Selten war so deutlich, dass Gesundheitspolitik in Deutschland darin besteht, elegant mit Lobby-Interessen zu jonglieren. Die Lobby der Hausärzt:innen ist im Zweifel stärker als die der Gesundheitsregionen, das haben wir jüngst gelernt. Ob das zukunftsgewandt ist, spielt keine Rolle. Gesundheitskioske? Kein Geld, dafür greifen wir aber mal kräftig in den GKV-Topf, um neue Studienplätze für Medizin zu finanzieren. (Letzteres ist bisher nur ein Ministervorschlag, stimmt. Aber das Beispiel zeigt wunderbar, wo wir mittlerweile angekommen sind.

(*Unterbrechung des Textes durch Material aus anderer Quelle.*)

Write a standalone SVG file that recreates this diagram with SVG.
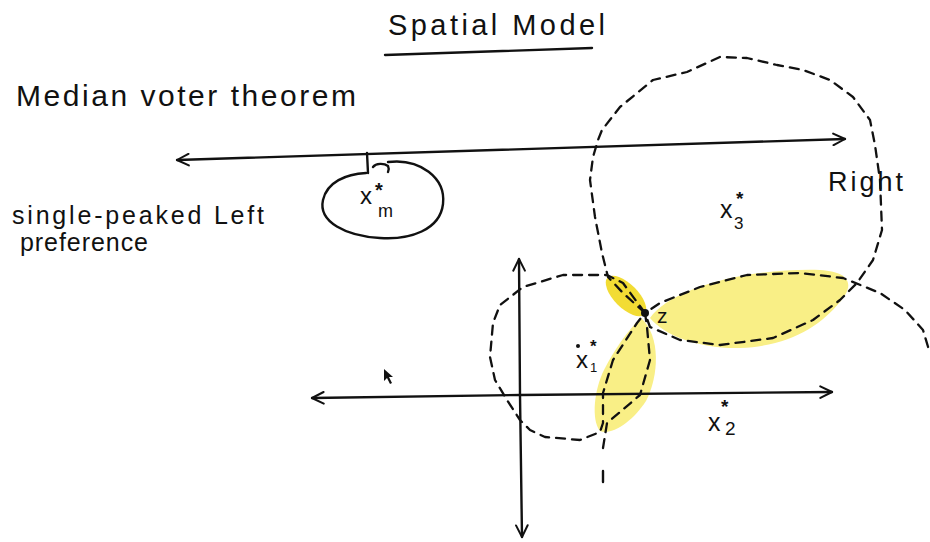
<svg xmlns="http://www.w3.org/2000/svg" width="930" height="542" viewBox="0 0 930 542">
<style>
.hand{font-family:"Liberation Sans","DejaVu Sans",sans-serif;fill:#111;}
.star{font-family:"Liberation Sans","DejaVu Sans",sans-serif;fill:#111;font-weight:bold;}
.ink{fill:none;stroke:#111;stroke-width:2.4;stroke-linecap:round;stroke-linejoin:round;}
.dash{fill:none;stroke:#111;stroke-width:2.3;stroke-dasharray:9 7;stroke-linecap:round;stroke-linejoin:round;}
.big{fill:#f9ef86;}
.small{fill:#f2dc34;}
</style>
<defs>
<marker id="chev" viewBox="0 0 12 12" refX="11" refY="6" markerWidth="14" markerHeight="14" markerUnits="userSpaceOnUse" orient="auto-start-reverse">
<path d="M1,1 L11,6 L1,11" fill="none" stroke="#111" stroke-width="1.7" stroke-linecap="round" stroke-linejoin="round"/>
</marker>
</defs>
<rect width="930" height="542" fill="#fff"/>

<g id="title">
<text class="hand" x="388" y="35" font-size="29" textLength="217" lengthAdjust="spacing">Spatial Model</text>
<path class="ink" d="M385 55 L592 48"/>
</g>

<g id="labels">
<text class="hand" x="16" y="106" font-size="30" textLength="340" lengthAdjust="spacing">Median voter theorem</text>
<text class="hand" x="12" y="224" font-size="25" textLength="252" lengthAdjust="spacing">single-peaked Left</text>
<text class="hand" x="20" y="251" font-size="25" textLength="128" lengthAdjust="spacing">preference</text>
<text class="hand" x="828" y="191" font-size="27" textLength="75" lengthAdjust="spacing">Right</text>
</g>

<g id="highlights">
<path class="big" d="M650 318 C670 290 740 268 820 270 C852 272 854 286 840 302 C820 326 790 346 740 348 C700 349 665 336 650 318 Z"/>
<path class="big" d="M641 318 C661 336 659 376 646 401 C633 421 612 436 600 431 C591 420 594 390 604 370 C614 350 628 330 641 318 Z"/>
<ellipse class="small" cx="626" cy="296" rx="26" ry="12" transform="rotate(45 626 296)"/>
</g>

<g id="connectors">
<path class="ink" d="M177 160 L845 139" marker-start="url(#chev)" marker-end="url(#chev)"/>
<path class="ink" d="M312 398 L520 395 L832 392" marker-start="url(#chev)" marker-end="url(#chev)"/>
<path class="ink" d="M519 259 L520 395 L522 537" marker-start="url(#chev)" marker-end="url(#chev)"/>
</g>

<g id="median-node">
<path class="ink" d="M367 153 L368 173"/>
<path class="ink" d="M373 167 C376 163 384 163 388 166 C389 168 389 170 388 172"/>
<path class="ink" d="M388 162 C420 158 446 178 443 204 C440 230 410 240 380 238 C346 236 318 222 323 200 C327 182 346 174 366 173"/>
<text class="hand" x="360" y="204" font-size="24">x</text>
<text class="star" x="375" y="197" font-size="20">*</text>
<text class="hand" x="378" y="217" font-size="18">m</text>
</g>

<g id="circle-x3">
<polyline class="dash" points="645,313 623,293 608,277 602,253 595,217 590,180 593,157 598,140 602,130 620,107 653,80 687,72 720,57 747,58 777,65 803,70 830,80 853,97 870,120 875,145 880,180 882,230 873,260 857,283 840,300 813,320 773,338 720,345 680,340 650,327 645,313"/>
<text class="hand" x="720" y="218" font-size="25">x</text>
<text class="star" x="736" y="205" font-size="19">*</text>
<text class="hand" x="734" y="229" font-size="17">3</text>
</g>

<g id="circle-x1">
<polyline class="dash" points="645,313 623,283 607,275 563,275 523,287 500,305 493,323 490,357 495,380 507,400 520,420 530,430 545,437 580,440 600,432 603,423 603,393 613,360 637,323 645,313"/>
<circle cx="578" cy="346" r="2" fill="#111"/>
<text class="hand" x="576" y="368" font-size="24">x</text>
<text class="star" x="590" y="352" font-size="17">*</text>
<text class="hand" x="590" y="372" font-size="13">1</text>
</g>

<g id="circle-x2">
<polyline class="dash" points="603,448 607,423 640,395 650,360 647,327 645,313 660,303 700,287 747,275 800,273 843,278 880,293 905,310 923,330 929,350"/>
<path class="ink" d="M603 471 L603 482"/>
<text class="star" x="721" y="413" font-size="19">*</text>
<text class="hand" x="708" y="431" font-size="25">x</text>
<text class="hand" x="725" y="435" font-size="19">2</text>
</g>

<g id="point-z">
<circle cx="645" cy="313" r="4" fill="#111"/>
<text class="hand" x="657" y="323" font-size="21">z</text>
</g>

<g id="cursor">
<path d="M384 369 L384 381 L387 378 L390 384 L392 383 L389 377 L393 377 Z" fill="#111"/>
</g>
</svg>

Aus GKV-Mitteln Studienplätze finanzieren? Ihr Ernst, Herr Minister?)
Wo sind sie, die digital hinterlegten Versorgungsprozesse?
Was das mit Digitalisierung zu tun hat? Einiges. Das immer unerträglichere Geschacher um Geld illustriert, dass dieses Gesundheitssystem effizienter werden muss, ob es will oder nicht. Die Möglichkeiten der Digitalisierung werden dabei noch nicht ansatzweise ausgeschöpft. Mit digital hinterlegten Versorgungsprozessen könnten Fachexpertise und damit Qualität zur Verfügung gestellt und die Patient:innen trotzdem wohnortnah versorgt werden – ohne die Zahl der Versorger:innen ad infinitum zu steigern.
So etwas wird sich aber nur dann herausbilden, wenn es a) technisch möglich und b) finanziell attraktiv gemacht wird, hybride Versorgung zu etablieren bzw. virtualisierte Expertise mit hohem Durchsatz anzubieten. Wie sich die Versorgung vor Ort organisiert, ist dann fast sekundär. Dass die neue gematik verstärkt digitale Versorgungsprozesse unterstützen soll, ist ein richtiger Schritt. Das eigentliche Umparken im Kopf muss aber anderswo stattfinden. Versorgungs- und Vergütungsstruktur in Deutschland müssen sich ändern. Das Bedauerliche ist, dass vielen dazu nur Staatsmedizin einfällt – was kein Problem löst, aber die Innovationstreiber vergrault.